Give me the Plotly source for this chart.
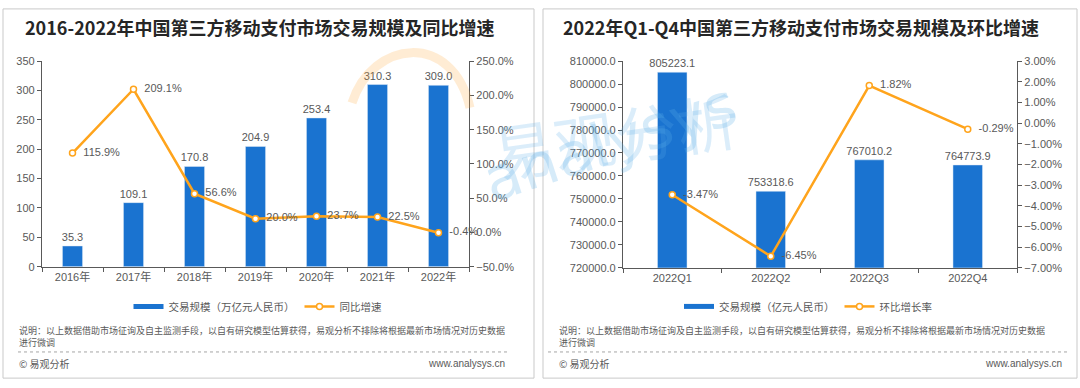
import plotly.graph_objects as go

# ---------------- data ----------------
years = ["2016年", "2017年", "2018年", "2019年", "2020年", "2021年", "2022年"]
annual_volume = [35.3, 109.1, 170.8, 204.9, 253.4, 310.3, 309.0]   # 万亿元
annual_growth = [115.9, 209.1, 56.6, 20.0, 23.7, 22.5, -0.4]        # %

quarters = ["2022Q1", "2022Q2", "2022Q3", "2022Q4"]
quarter_volume = [805223.1, 753318.6, 767010.2, 764773.9]           # 亿元
quarter_growth = [-3.47, -6.45, 1.82, -0.29]                        # %

title_left = "2016-2022年中国第三方移动支付市场交易规模及同比增速"
title_right = "2022年Q1-Q4中国第三方移动支付市场交易规模及环比增速"
name_bar_left = "交易规模（万亿元人民币）"
name_line_left = "同比增速"
name_bar_right = "交易规模（亿元人民币）"
name_line_right = "环比增长率"
note_text = "说明：以上数据借助市场征询及自主监测手段，以自有研究模型估算获得，易观分析不排除将根据最新市场情况对历史数据<br>进行微调"
footer_left = "© 易观分析"
footer_right = "www.analysys.cn"

# ---------------- style ----------------
W, H = 1080, 388
BLUE = "#1A73D0"
ORANGE = "#FFA41C"
GRAY = "#595959"
FONT = "Liberation Sans, Arial, Noto Sans CJK SC, sans-serif"
CJK = "Noto Sans CJK SC, sans-serif"


def X(px):
    return px / W


def Y(py):
    return 1 - py / H


fig = go.Figure()

fig.add_trace(go.Bar(
    x=years, y=annual_volume, name=name_bar_left, xaxis="x", yaxis="y",
    marker=dict(color=BLUE), width=0.33,
    text=[f"{v:.1f}" for v in annual_volume], textposition="outside",
    constraintext="none",
    textfont=dict(color=GRAY, size=11, family=FONT), cliponaxis=False,
    showlegend=False,
))
# legend swatch for the bar series (wide flat rectangle like the original)
fig.add_trace(go.Scatter(
    x=[None], y=[None], name=name_bar_left, xaxis="x", yaxis="y",
    mode="lines", line=dict(color=BLUE, width=5), legend="legend",
))
fig.add_trace(go.Scatter(
    x=years, y=annual_growth, name=name_line_left, xaxis="x", yaxis="y2",
    mode="lines+markers+text",
    line=dict(color=ORANGE, width=2.5),
    marker=dict(size=6, color="white", line=dict(color=ORANGE, width=1.5)),
    text=[f"  {v:.1f}%" for v in annual_growth], textposition="middle right",
    textfont=dict(color=GRAY, size=11, family=FONT), cliponaxis=False,
    legend="legend",
))
fig.add_trace(go.Bar(
    x=quarters, y=quarter_volume, name=name_bar_right, xaxis="x2", yaxis="y3",
    marker=dict(color=BLUE), width=0.3,
    text=[f"{v:.1f}" for v in quarter_volume], textposition="outside",
    constraintext="none",
    textfont=dict(color=GRAY, size=11, family=FONT), cliponaxis=False,
    showlegend=False,
))
fig.add_trace(go.Scatter(
    x=[None], y=[None], name=name_bar_right, xaxis="x2", yaxis="y3",
    mode="lines", line=dict(color=BLUE, width=5), legend="legend2",
))
fig.add_trace(go.Scatter(
    x=quarters, y=quarter_growth, name=name_line_right, xaxis="x2", yaxis="y4",
    mode="lines+markers+text",
    line=dict(color=ORANGE, width=2.5),
    marker=dict(size=6, color="white", line=dict(color=ORANGE, width=1.5)),
    text=[f"  {v:.2f}%" for v in quarter_growth], textposition="middle right",
    textfont=dict(color=GRAY, size=11, family=FONT), cliponaxis=False,
    legend="legend2",
))

axis_common = dict(showline=True, linecolor=GRAY, linewidth=1.2, ticks="outside",
                   ticklen=4, tickcolor=GRAY, showgrid=False, zeroline=False,
                   tickfont=dict(color=GRAY, size=11, family=FONT))

top, bottom = Y(57), Y(269)

fig.update_layout(
    width=W, height=H, margin=dict(l=0, r=0, t=0, b=0),
    paper_bgcolor="white", plot_bgcolor="rgba(0,0,0,0)",
    showlegend=True,
    xaxis=dict(domain=[X(42), X(469)], anchor="y", type="category",
               tickson="boundaries", **axis_common),
    yaxis=dict(domain=[bottom, top], anchor="x", range=[0, 350], dtick=50,
               **axis_common),
    yaxis2=dict(overlaying="y", anchor="x", side="right", range=[-50, 250],
                dtick=50, tickformat=".1f", ticksuffix="%", **axis_common),
    xaxis2=dict(domain=[X(623), X(1017)], anchor="y3", type="category",
                tickson="boundaries", **axis_common),
    yaxis3=dict(domain=[Y(270), top], anchor="x2", range=[720000, 810000],
                dtick=10000, tickformat=".1f", separatethousands=False,
                **axis_common),
    yaxis4=dict(overlaying="y3", anchor="x2", side="right", range=[-7, 3],
                dtick=1, tickformat=".2f", ticksuffix="%", **axis_common),
    legend=dict(orientation="h", x=X(258), y=Y(310), xanchor="center",
                yanchor="middle", font=dict(color=GRAY, size=10.5, family=CJK),
                bgcolor="rgba(0,0,0,0)", itemwidth=30),
    legend2=dict(orientation="h", x=X(808), y=Y(310), xanchor="center",
                 yanchor="middle", font=dict(color=GRAY, size=10.5, family=CJK),
                 bgcolor="rgba(0,0,0,0)", itemwidth=30),
)

shapes = []
# panel borders
for x0, x1 in [(3, 534), (543, 1077)]:
    shapes.append(dict(type="rect", xref="paper", yref="paper",
                       x0=X(x0), x1=X(x1), y0=Y(384), y1=Y(3),
                       line=dict(color="#C9C9C9", width=1), layer="below"))
# dashed separators
for x0, x1 in [(18, 510), (548, 1068)]:
    shapes.append(dict(type="line", xref="paper", yref="paper",
                       x0=X(x0), x1=X(x1), y0=Y(357), y1=Y(357),
                       line=dict(color="#A6A6A6", width=1, dash="dot")))
# faint orange watermark arc
shapes.append(dict(type="path", xref="paper", yref="paper",
                   path=f"M {X(352)},{Y(100)} C {X(372)},{Y(35)} {X(452)},{Y(25)} {X(470)},{Y(105)}",
                   line=dict(color="rgba(255,170,60,0.22)", width=9)))
fig.update_layout(shapes=shapes)

ann = []
# watermark
ann.append(dict(text="analysys", x=X(610), y=Y(62), xref="paper", yref="paper",
                showarrow=False, textangle=-18,
                font=dict(size=60, color="rgba(90,175,230,0.25)", family="DejaVu Sans")))
ann.append(dict(text="易观分析", x=X(615), y=Y(132), xref="paper", yref="paper",
                showarrow=False, textangle=-8,
                font=dict(size=62, color="rgba(90,175,230,0.22)", family=CJK)))
# titles
for txt, cx in [(title_left, 260), (title_right, 801)]:
    ann.append(dict(text=f"<b>{txt}</b>", x=X(cx), y=Y(22), xref="paper", yref="paper",
                    showarrow=False, xanchor="center", yanchor="middle",
                    font=dict(size=18, color="#262626", family=CJK)))
# notes and footers
for lx, rx in [(17, 507), (557, 1064)]:
    ann.append(dict(text=note_text, x=X(lx), y=Y(341), xref="paper", yref="paper",
                    showarrow=False, xanchor="left", yanchor="middle", align="left",
                    font=dict(size=9, color=GRAY, family=CJK)))
    ann.append(dict(text=footer_left, x=X(lx), y=Y(369), xref="paper", yref="paper",
                    showarrow=False, xanchor="left", yanchor="middle",
                    font=dict(size=10, color=GRAY, family=CJK)))
    ann.append(dict(text=footer_right, x=X(rx), y=Y(369), xref="paper", yref="paper",
                    showarrow=False, xanchor="right", yanchor="middle",
                    font=dict(size=10, color=GRAY, family=FONT)))
fig.update_layout(annotations=ann)

fig.write_html(
    "out.html",
    config={"displayModeBar": False},
    post_script=(
        "document.documentElement.style.margin='0';"
        "document.body.style.margin='0';"
        "document.body.style.overflow='hidden';"
    ),
)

---

→ WHAT THE EXERCISE ASKS:
Leave the pictures out and please restate exactly the lines running from the start of the material through the one with "fig = go.Figure()".

→ WRITTEN RESPONSE:
Give me the Plotly source for this chart.
import plotly.graph_objects as go

# ---------------- data ----------------
years = ["2016年", "2017年", "2018年", "2019年", "2020年", "2021年", "2022年"]
annual_volume = [35.3, 109.1, 170.8, 204.9, 253.4, 310.3, 309.0]   # 万亿元
annual_growth = [115.9, 209.1, 56.6, 20.0, 23.7, 22.5, -0.4]        # %

quarters = ["2022Q1", "2022Q2", "2022Q3", "2022Q4"]
quarter_volume = [805223.1, 753318.6, 767010.2, 764773.9]           # 亿元
quarter_growth = [-3.47, -6.45, 1.82, -0.29]                        # %

title_left = "2016-2022年中国第三方移动支付市场交易规模及同比增速"
title_right = "2022年Q1-Q4中国第三方移动支付市场交易规模及环比增速"
name_bar_left = "交易规模（万亿元人民币）"
name_line_left = "同比增速"
name_bar_right = "交易规模（亿元人民币）"
name_line_right = "环比增长率"
note_text = "说明：以上数据借助市场征询及自主监测手段，以自有研究模型估算获得，易观分析不排除将根据最新市场情况对历史数据<br>进行微调"
footer_left = "© 易观分析"
footer_right = "www.analysys.cn"

# ---------------- style ----------------
W, H = 1080, 388
BLUE = "#1A73D0"
ORANGE = "#FFA41C"
GRAY = "#595959"
FONT = "Liberation Sans, Arial, Noto Sans CJK SC, sans-serif"
CJK = "Noto Sans CJK SC, sans-serif"


def X(px):
    return px / W


def Y(py):
    return 1 - py / H


fig = go.Figure()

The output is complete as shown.